In order to answer the question which of the three groups shows the highest interest in using religious apps, the 11 religion-independent apps were summed up as “intention to use-score” for each participant. One-way ANOVA with post hoc-analysis (LSD) revealed that Muslims, on average, show the highest intention to use the apps (M = 3.2; SD = 2.5). In contrast, Christian people would use, on average, 1.7 (SD = 2.3) apps whereas non-believers show the lowest intention to use (M = 1.1; SD = 2.4). Post hoc-analysis revealed that all three groups differ significantly from each other (F(2,326) = 13.5; p < 0.00). In Fig. 1 descriptive outcomes are illustrated.
4.2 What Kind of App Do the Specific Groups Use?
In a further step, we analyzed the intention to use religious apps for Christians and Muslims in more detail. Figure 2 gives a descriptive overview of the percentage of participants of the respective group who intend to use one of the specific apps. For each of the groups, the religious-specific apps are presented additionally. Thus, Fig. 2 shows 23 apps for Muslims (left side, black) and 15 for Christian people (right side, gray).
All in all, Muslims would like to use more religious and religion-independent apps than Christians. While both of them, Christians (39.3 %) and Muslims (69.2 %), would like to use apps with a holiday calendar function, there are only 3 other applications which both of them can imagine to use: “quizzes about religion” (Muslim: 45.1 %; Christians: 22.1 %), “information on religious taboos” (Muslim: 40.4 %; Christians: 24.8 %), and apps about “history of the sutra/Bible” (Muslim: 36.5 %; Christians: 27.6 %).
Neither Muslims (7.7 %) nor Christians (2.8 %) considered “rating the minister, priest, hoca” or to get a “personal counseling” (Muslims: 7.7 %; Christians: 2.1 %). Apps to get or exchange information were appreciated more by Muslims than Christians: “discussion of religious topics” (Muslims: 36.5 %; Christians: 17.9 %), “connect with parishioners” (Muslims: 30.8 %; Christians: 13.8 %). The specific religious apps for Muslims with the highest scores were assistance-apps, which supplied “eat- and praying-times during Ramadan” (84.6 %), “information about praying times” (78.8 %) in general, and initialized the call for praying “Ezan” (73.1 %). While Tesbih, the Muslim rosary, would be used by 44.2 % Muslims, only 4.1 % Christians could imagine to use an app for saying a rosary.
4.3 Using Motives
Participants’ general attitudes towards religious application usage were quantitatively assessed, using four items (4-point Likert scale, 0 = full rejection, 3 = full agreement, see Table 1).
MANOVA comparisons of the two religious groups revealed a significant difference in agreement to 6 of the 7 statements (F(7,185) = 9.5; p < 0.001).
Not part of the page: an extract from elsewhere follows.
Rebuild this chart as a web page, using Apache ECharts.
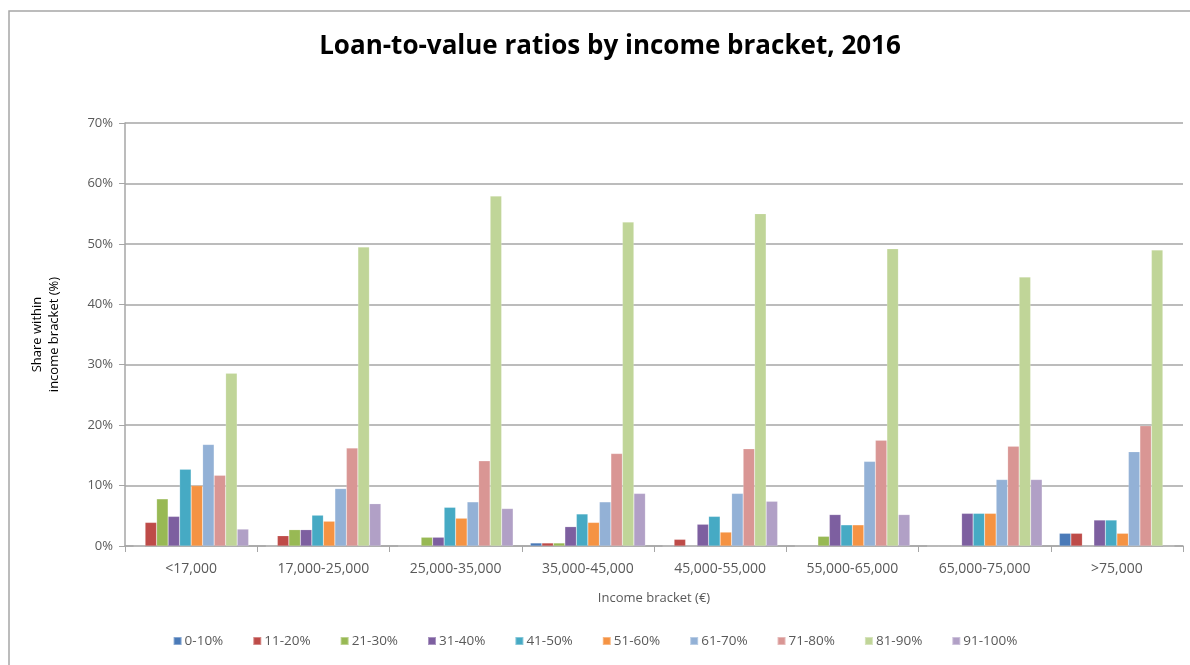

In general, Muslims, on average, show a higher approval to reasons militating in favor of using the apps than Christians; the statement that the church should be technologically up-to-date is though not rated differently by both groups. Based on a scale ranging from 0 to 3, scores higher than 1.5 can be seen as approval of a specific reason. Therefore, we can conclude that Muslims would use religious apps because they provide “fast religious information” (M = 1.9; SD = 1.1), offer the possibility to “practice religion with technology” (M = 1.7; SD = 1.2), and practice “religion in private environments” (M = 1.8; SD = 1.2) as well as “re-reading sermons” (M = 1.5; SD = 1.1). In contrast, Christians show no approval of any of the reason, which is expressed by means <1.5 for each of these 7 statements.
Having a closer look, MANOVA analyses revealed no significant findings for gender and religion group concerning all seven statements (F(7,185) = 1.4; n.s). For this reason, gender effects were analyzed separately in each group. Whereas in the Christian group there were no differences between men and women, Muslim men and women differed in their approval of some of the statements (F(7,44) = 3.97; p < .001).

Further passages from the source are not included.